What you are doing—whether you are just thinking about it or actually sketching it out on paper—is designing well-defined areas within this open space that makes the most sense for various uses and needs. For example, you’d most likely put your kitchen table near the sink and stove and your bed in a quieter corner that allows for privacy.

This is exactly how we begin to think about our classroom’s physical space. To get a better idea of how this planning process plays out for a classroom, let’s go through the steps using the guidance from The Creative Curriculum for Preschool. Here are some points to think about as you either set-up a classroom initially, evaluate the effectiveness of your space during the course of the year, or begin planning for the next year.


Setting Up and Maintaining an Effective Environment

1. Getting Started 
As you get started, you’ll want to establish “interest areas” (think of them like the “rooms” within that loft apartment) within your overall space, such as a Block area, Dramatic Play area, Library area, Art area, Sand and Water area, Discovery area, Toys and Games area, and Music and Movement area. Well-defined interest areas provide structure and stability that foster a child’s independence, increases exploration and engagement with materials, and decreases challenging behaviors. Well-defined areas also support preschool children’s preference for small-group settings where they can concentrate on their work, build deeper relationships with other children and the teacher, and learn how to participate cooperatively and constructively in group situations.

The Creative Curriculum for Preschool, Volume 1: The Foundation, Chapter 2, “The Learning Environment: Setting Up and Maintaining the Environment” provides basic information for how to create a meaningful, purpose-filled environment.

2. Filling Each Space 
Now that you know which interest areas are needed in your classroom, you will need to determine the location, furnishings, and materials for each interest area.

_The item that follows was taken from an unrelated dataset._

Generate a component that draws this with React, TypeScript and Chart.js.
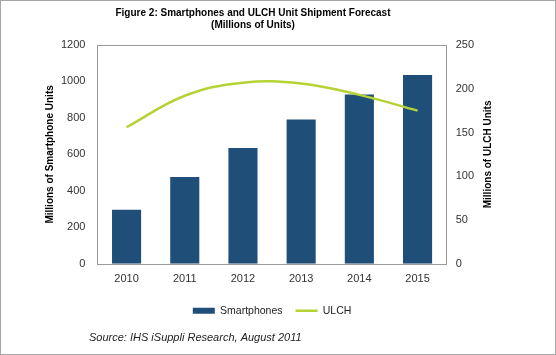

As you think of where these areas may be located, consider what you and the children will need for the learning experiences offered in each area. Which areas need to be near a sink or on tiled or protected floors? Which areas would benefit from natural light? Which areas need to be cozy and quiet and away from noisier areas and busy traffic patterns? Which areas need tables and chairs? Which areas need access to electrical outlets?

All of these questions will help you think about how children access and use the materials you will place in them. For example, access to natural light through a window would help children working in the Discovery area make detailed observations and support experiments involving living plants or sunlight. Furnishings such as a worktable and a shelf for materials and tools would support children’s independent explorations.

The Creative Curriculum for Preschool, Volume 2: Interest Areas is devoted to setting up and maintaining your classroom’s interest areas! Each interest area is covered in detail in its own chapter.

3. Supporting Learning 
Now it is time to think about maximizing the space for learning. This is where our thinking becomes deep as we consider what we know about children’s skills, abilities, knowledge, their interests, their families, and the school community. For example, you might add clay to the Art area because you have observed that a few children in your class need support in fine-motor skills development. You might add a poster of the local subway system to the Block area if many of the children in your classroom take the subway to school. The Library area is a great place for responding to individual children’s interests, as you can simply swap in books or magazines about different topics.

We know that children learn about themselves, other people, and the world around them through purposeful play. When we are thoughtful about the materials that we choose to support children’s development, learning, and interests, children will drive their own learning; pursue their own passions; and, most importantly, become lifelong learners.

The Creative Curriculum for Preschool provides guidance on materials that teachers can add to each interest area to maximize the opportunities for learning.

4. Ensuring Success 
It is so worth the investment in time and energy when you know that the decisions you are implementing will help you make the most of your classroom’s physical environment.
To ensure that this is indeed what’s happening, make a habit of repeatedly evaluating your environment to continuously support children’s skills, abilities, and interests. Each week as you observe children, write down notes about materials that you may need to swap out or add based on what you know about children’s skills, abilities, and interests.

You will find great support in this work by referring to the guiding questions for evaluating the physical environment in The Creative Curriculum for Preschool: Volume 1: The Foundation, Chapter 2, “The Learning Environment.” I suggest visiting these questions after each checkpoint or quarterly.

The classroom’s physical environment has the power to improve children’s level of engagement; enhance their learning; decrease negative behaviors; and become the “home” for your caring, collaborative classroom community. Fortunately, none of us have to go to architecture school to know how to make all of that happen, because The Creative Curriculum gives us all the guidance we need.